Como usuario de este placebo (recomiendo el Creamy Tobacco de la marca VUSE), no entiendo por qué se le aplican las mismas medidas represoras de los cigarrillos de verdad: el humo es falso, el olor resulta agradable hasta para los no fumadores y no afecta al entorno humano y climático; pero su uso está prohibido en los mismos sitios en los que se prohíbe fumar.
Como se ha dicho muchas veces, si el tabaco (y sus sucedáneos) son tan malos, ¿por qué no los prohíbe tajantemente el gobierno? Respuesta: porque este se forra literalmente con los altísimos impuestos que aplica a las cosas de fumar (o de hacer como que se fuma). Y las medidas represoras son, incluso, de carácter estético, cosa que debería indignar a una ciudad como la nuestra, en la que levantas una piedra y aparecen seis diseñadores gráficos.

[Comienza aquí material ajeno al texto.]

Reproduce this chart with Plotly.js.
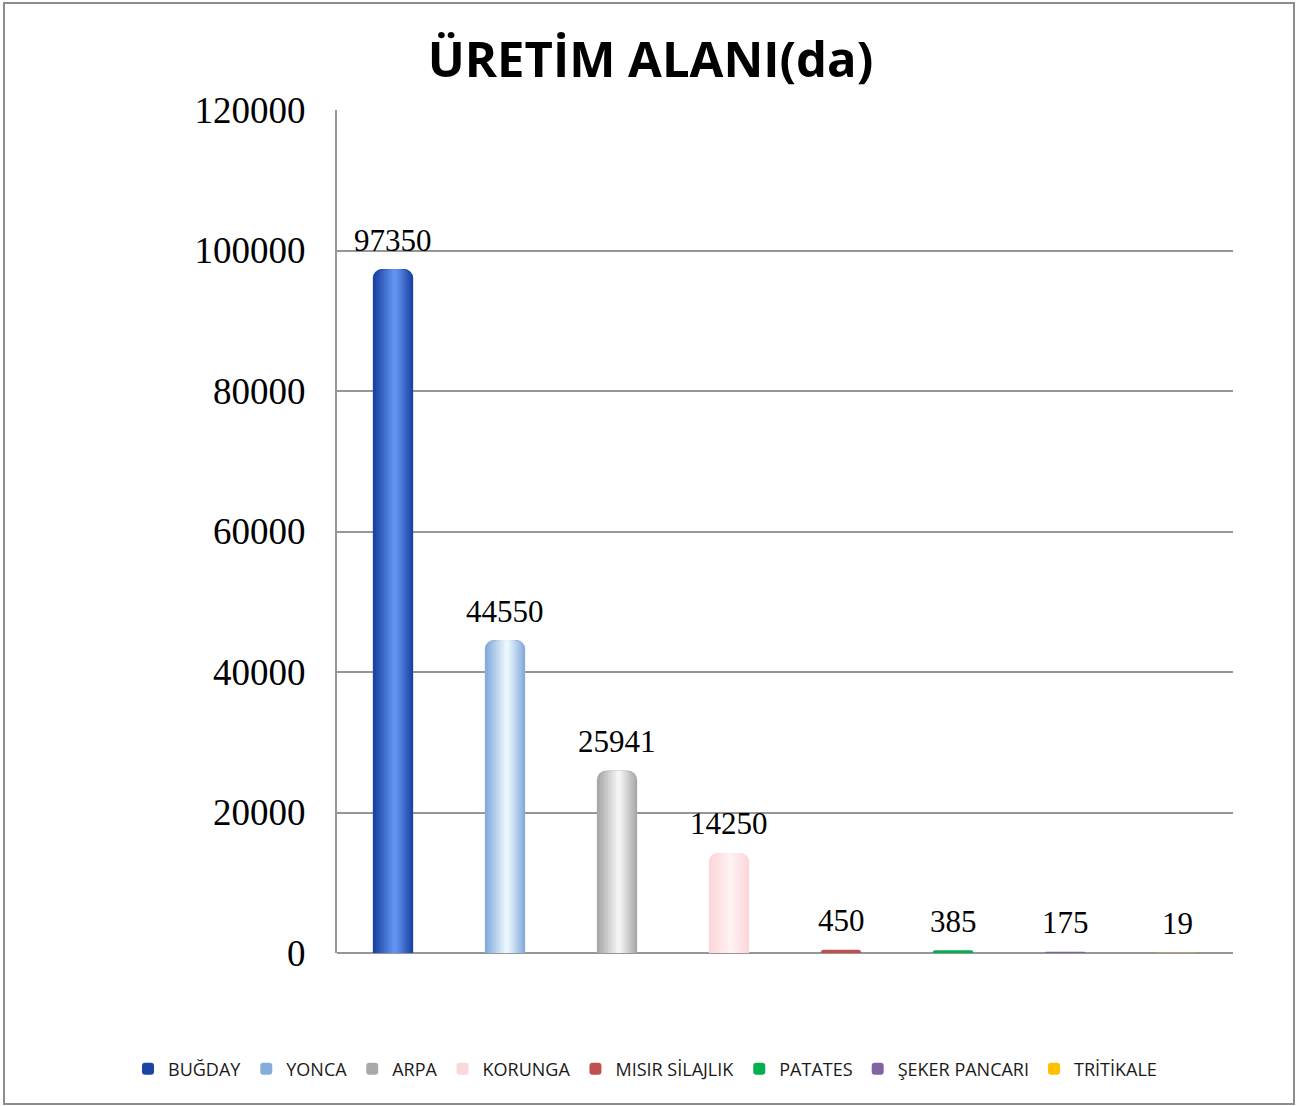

Empezamos con las amenazas a la salud y las frases y fotos aterradoras sobre los efectos perniciosos del fumeque, que se comían medio paquete, aunque lo hubiese diseñado el gran Raymond Loewy (Lucky Strike).
Pronto llegará el diseño genérico de la cajetilla y habrá que guiarse por el nombre de la marca. La gente se empecina en seguir fumando, pero los poderes públicos creen que, si le quitan al tabaco todo su glamur, disuadirán al fumador esteta. Sí, el tabaco es malo. Pero meterse en la vida privada de la gente lo es mucho más. ¿Y qué enguarra más la atmósfera, el tabaco o los aviones y los coches, aunque no se pueda fumar ni en unos ni en otros?